Rents rose 1.2 per cent nationally in the third quarter but were stable in Dublin due to an increase in availability of properties arising from the Covid crisis, the latest rental price report from property website Daft shows.
According to Daft, the number of properties available to rent in the capital is almost twice the level seen a year ago, with 2,700 units to let there versus 1,400 in the third quarter of 2019.
The increase in available properties is primarily due to landlords withdrawing their rentals from short-term listing sites such as Airbnb as the number of visitors from overseas dwindled to a halt due to coronavirus restrictions.
In Dublin, rents were largely stable between June and September, rising just 0.2 per cent, and are 0.8 per cent below the same period in 2019.
"The respite in Dublin's rental sector is down to Covid-19, which has brought about a once-off redistribution of a couple of thousand properties from the short-term lettings segment to the long-term rental segment," said Ronan Lyons, economist at Trinity College Dublin and author of the Daft report.

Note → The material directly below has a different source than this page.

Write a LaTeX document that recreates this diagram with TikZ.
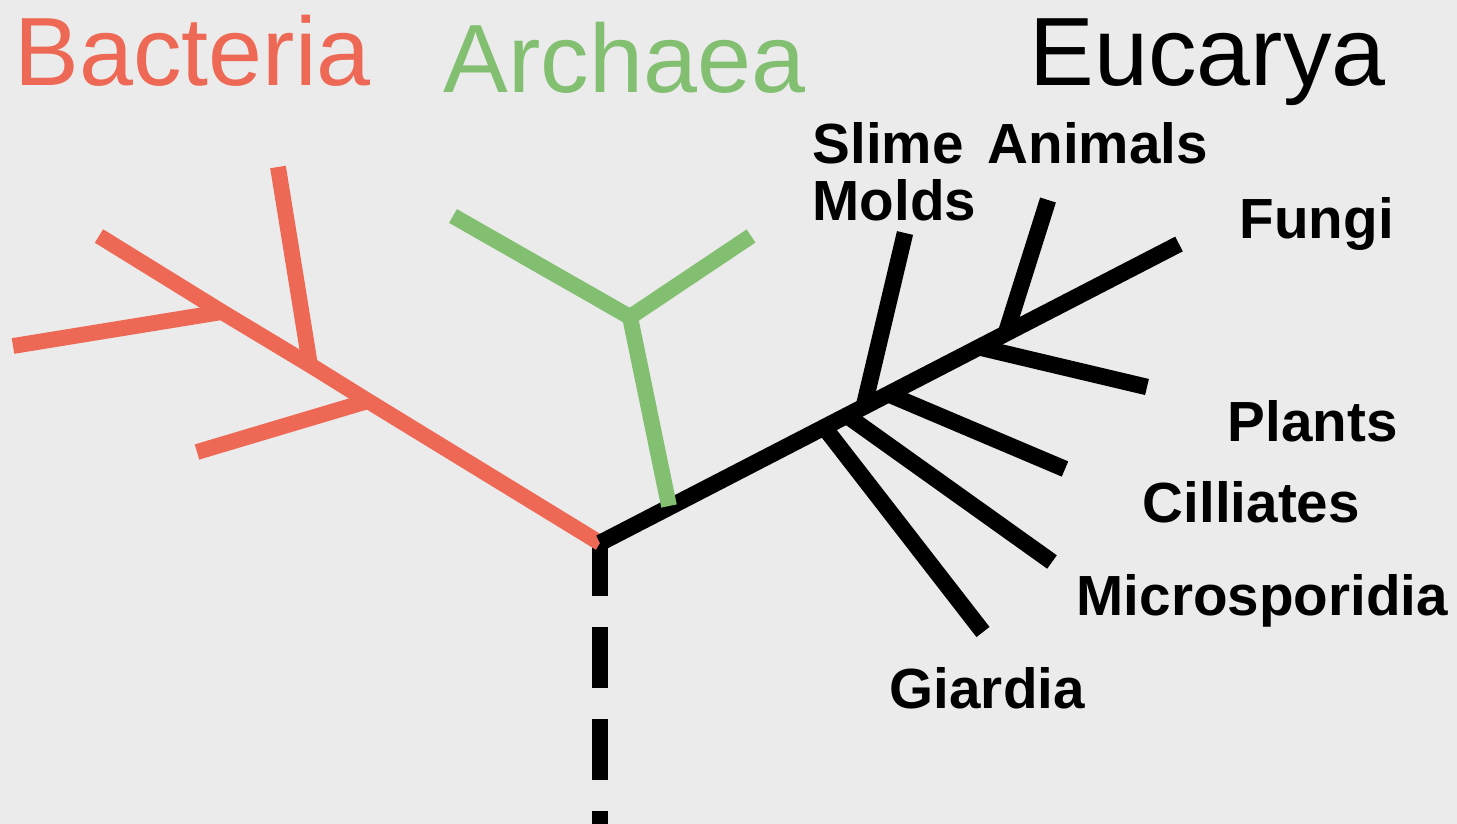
\documentclass[tikz,border=0pt]{standalone}
\usepackage{fontspec}
\setmainfont{Liberation Sans}
\definecolor{bactred}{HTML}{EE6955}
\definecolor{archgreen}{HTML}{82BF71}
\definecolor{bggrey}{HTML}{EBEBEB}

\begin{document}
\begin{tikzpicture}[x=0.01cm,y=-0.01cm,
    branch/.style={line width=4.5pt},
    ebranch/.style={line width=4.7pt},
    kingdom/.style={font=\fontsize{27.6}{30}\selectfont, anchor=base west, inner sep=0pt},
    leaf/.style={font=\fontsize{16.1}{17}\selectfont\bfseries, anchor=base west, inner sep=0pt}]
            \fill[bggrey] (0,0) rectangle (1457,824);
            \useasboundingbox (0,0) rectangle (1457,824);

            %joints
            \coordinate (root) at (600,543);
            \coordinate (bone) at (368,401);
            \coordinate (btwo) at (310,365);
            \coordinate (bthree) at (222,312);
            \coordinate (btip) at (99,236);
            \coordinate (aroot) at (669,506);
            \coordinate (ajoin) at (630,317);
            \coordinate (etip) at (1179,244);
            \coordinate (stemtop) at (600,535);
            \coordinate (stembot) at (600,830);

            %leaves
            \coordinate (bleafa) at (197,452);
            \coordinate (bleafb) at (278,167);
            \coordinate (bleafc) at (13,346);
            \coordinate (aleafa) at (453,216);
            \coordinate (aleafb) at (751,236);

            \coordinate (slmj) at (864,406);   \coordinate (slmt) at (905,233);
            \coordinate (anij) at (1006,333);  \coordinate (anit) at (1048,200);
            \coordinate (plaj) at (978,347);   \coordinate (plat) at (1147,387);
            \coordinate (cilj) at (888,394);   \coordinate (cilt) at (1065,469);
            \coordinate (micj) at (846,415);   \coordinate (mict) at (1052,562);
            \coordinate (giaj) at (824,427);   \coordinate (giat) at (983,632);

            % root stem
            \draw[line width=4.8pt, dash pattern=on 0.61cm off 0.31cm] (stemtop) -- (stembot);

            % bacteria
            \draw[branch, bactred] (root) -- (bone) -- (btwo) -- (bthree) -- (btip);
            \draw[branch, bactred] (bone) -- (bleafa);
            \draw[branch, bactred] (btwo) -- (bleafb);
            \draw[branch, bactred] (bthree) -- (bleafc);

            % eucarya
            \draw[ebranch] (root) -- (etip);
                 \foreach \j in {slm,ani,pla,cil,mic,gia}
                     \draw[ebranch] (\j j) -- (\j t);

            % archaea
            \draw[branch, archgreen] (aroot) -- (ajoin);
            \draw[branch, archgreen] (ajoin) -- (aleafa);
            \draw[branch, archgreen] (ajoin) -- (aleafb);

            %labels
            \node[kingdom, text=bactred] (bacteria) at (14,85) {Bacteria};
            \node[kingdom, text=archgreen] (archaea) at (443,93) {Archaea};
            \node[kingdom] (eucarya) at (1029,85) {Eucarya};

            \node[leaf] (slime) at (812,163) {Slime};
            \node[leaf] (molds) at (812,220) {Molds};
            \node[leaf] (animals) at (987,163) {Animals};
            \node[leaf] (fungi) at (1239,238) {Fungi};
            \node[leaf] (plants) at (1227,441) {Plants};
            \node[leaf] (cilliates) at (1142,522) {Cilliates};
            \node[leaf] (microsporidia) at (1076,615) {Microsporidia};
            \node[leaf] (giardia) at (889,708) {Giardia};
\end{tikzpicture}
\end{document}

While the amount of rental stock has increased in Dublin, it is still roughly one-third the level of availability seen 10 years ago.

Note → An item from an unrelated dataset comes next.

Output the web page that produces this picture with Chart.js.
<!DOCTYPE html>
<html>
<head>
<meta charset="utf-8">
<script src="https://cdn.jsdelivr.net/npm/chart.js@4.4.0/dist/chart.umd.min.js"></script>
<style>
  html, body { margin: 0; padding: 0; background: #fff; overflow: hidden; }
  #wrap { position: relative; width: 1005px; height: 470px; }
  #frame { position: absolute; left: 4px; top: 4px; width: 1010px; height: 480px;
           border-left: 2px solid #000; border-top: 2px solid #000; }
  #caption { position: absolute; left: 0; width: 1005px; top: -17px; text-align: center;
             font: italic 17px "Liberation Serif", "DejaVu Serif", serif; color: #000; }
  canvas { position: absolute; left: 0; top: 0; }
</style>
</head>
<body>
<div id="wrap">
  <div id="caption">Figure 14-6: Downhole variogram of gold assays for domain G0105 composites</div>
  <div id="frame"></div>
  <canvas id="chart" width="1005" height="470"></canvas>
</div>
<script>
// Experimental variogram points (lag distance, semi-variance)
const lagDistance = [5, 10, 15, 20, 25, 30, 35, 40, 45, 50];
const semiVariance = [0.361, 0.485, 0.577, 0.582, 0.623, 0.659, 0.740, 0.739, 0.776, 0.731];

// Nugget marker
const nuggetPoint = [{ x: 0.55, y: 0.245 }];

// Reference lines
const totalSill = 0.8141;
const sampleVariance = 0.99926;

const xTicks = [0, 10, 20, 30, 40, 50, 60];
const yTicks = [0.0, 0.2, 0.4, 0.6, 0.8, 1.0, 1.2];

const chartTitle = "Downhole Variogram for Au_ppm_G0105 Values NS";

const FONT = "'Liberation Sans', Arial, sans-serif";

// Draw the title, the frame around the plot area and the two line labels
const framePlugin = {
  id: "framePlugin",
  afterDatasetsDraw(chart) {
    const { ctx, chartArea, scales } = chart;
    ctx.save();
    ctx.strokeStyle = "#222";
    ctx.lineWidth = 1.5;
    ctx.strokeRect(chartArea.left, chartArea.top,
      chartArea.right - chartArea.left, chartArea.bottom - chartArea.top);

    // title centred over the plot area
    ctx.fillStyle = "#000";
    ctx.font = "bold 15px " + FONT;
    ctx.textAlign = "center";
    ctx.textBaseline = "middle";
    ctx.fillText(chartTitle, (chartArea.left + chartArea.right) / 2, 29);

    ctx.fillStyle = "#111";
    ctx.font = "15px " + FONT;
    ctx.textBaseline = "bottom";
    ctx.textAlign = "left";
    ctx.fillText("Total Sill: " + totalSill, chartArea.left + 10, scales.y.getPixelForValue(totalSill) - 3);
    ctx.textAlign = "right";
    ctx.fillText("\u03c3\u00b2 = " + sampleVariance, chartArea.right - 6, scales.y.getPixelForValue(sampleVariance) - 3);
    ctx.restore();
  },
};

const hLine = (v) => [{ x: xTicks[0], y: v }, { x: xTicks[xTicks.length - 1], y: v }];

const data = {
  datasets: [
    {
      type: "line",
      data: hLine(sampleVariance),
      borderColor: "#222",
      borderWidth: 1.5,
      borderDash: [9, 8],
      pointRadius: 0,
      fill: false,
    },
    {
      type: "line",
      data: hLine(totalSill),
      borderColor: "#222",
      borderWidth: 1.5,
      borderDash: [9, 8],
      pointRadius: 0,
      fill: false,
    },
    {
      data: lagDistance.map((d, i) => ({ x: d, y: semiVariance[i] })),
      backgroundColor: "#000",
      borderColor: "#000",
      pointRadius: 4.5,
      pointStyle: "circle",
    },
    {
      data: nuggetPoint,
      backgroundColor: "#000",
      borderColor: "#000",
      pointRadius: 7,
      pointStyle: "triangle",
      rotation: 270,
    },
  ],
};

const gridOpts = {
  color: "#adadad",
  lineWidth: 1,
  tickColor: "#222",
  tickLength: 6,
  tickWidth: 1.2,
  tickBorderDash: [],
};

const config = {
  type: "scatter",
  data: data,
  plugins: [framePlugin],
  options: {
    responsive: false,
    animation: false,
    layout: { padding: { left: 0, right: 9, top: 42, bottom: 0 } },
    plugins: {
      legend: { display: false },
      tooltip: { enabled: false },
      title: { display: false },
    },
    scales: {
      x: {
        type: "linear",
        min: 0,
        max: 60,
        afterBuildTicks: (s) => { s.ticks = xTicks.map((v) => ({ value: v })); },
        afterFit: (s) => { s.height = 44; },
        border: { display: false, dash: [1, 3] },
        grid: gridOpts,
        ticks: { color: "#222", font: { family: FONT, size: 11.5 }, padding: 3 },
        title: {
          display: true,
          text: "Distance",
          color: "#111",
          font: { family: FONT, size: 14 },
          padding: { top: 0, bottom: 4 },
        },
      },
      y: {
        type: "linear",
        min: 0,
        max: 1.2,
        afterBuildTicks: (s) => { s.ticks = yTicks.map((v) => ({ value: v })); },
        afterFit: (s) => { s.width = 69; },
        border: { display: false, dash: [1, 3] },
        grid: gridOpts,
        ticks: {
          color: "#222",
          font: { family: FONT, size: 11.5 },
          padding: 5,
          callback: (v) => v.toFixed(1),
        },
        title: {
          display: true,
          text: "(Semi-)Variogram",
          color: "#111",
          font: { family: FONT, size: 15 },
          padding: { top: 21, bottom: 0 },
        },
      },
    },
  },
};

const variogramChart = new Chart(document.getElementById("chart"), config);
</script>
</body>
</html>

The rise in rents nationally in the last quarter offset a 1.4 per cent decline in the second quarter and means that the average monthly rent now stands at €1,419, up 1.2 per cent on the June to September period in 2019 and 91 per cent higher than its lowest point in late 2011.
The latest figures suggest a rise in the numbers of people relocating from the capital, with rental stock outside Dublin down one-third on an annual basis. With just 1,435 such units available to rent as of November 1st, this was the lowest level in 15 years.
Rents outside Dublin are now 3.3 per cent higher than a year ago. Rents increased in Leinster (excluding Dublin) and Munster but declined in Connacht and Ulster during the third quarter.
“The glut in Dublin supply does not signal that policymakers can . . . congratulate themselves on a job well done,” said Mr Lyons.
“Indeed, if anything, the journey to fixing Ireland’s deficient rental supply has barely started. Only about 35,000 rental homes are currently either in construction or on the plans – and almost all of those are in Dublin,” he added.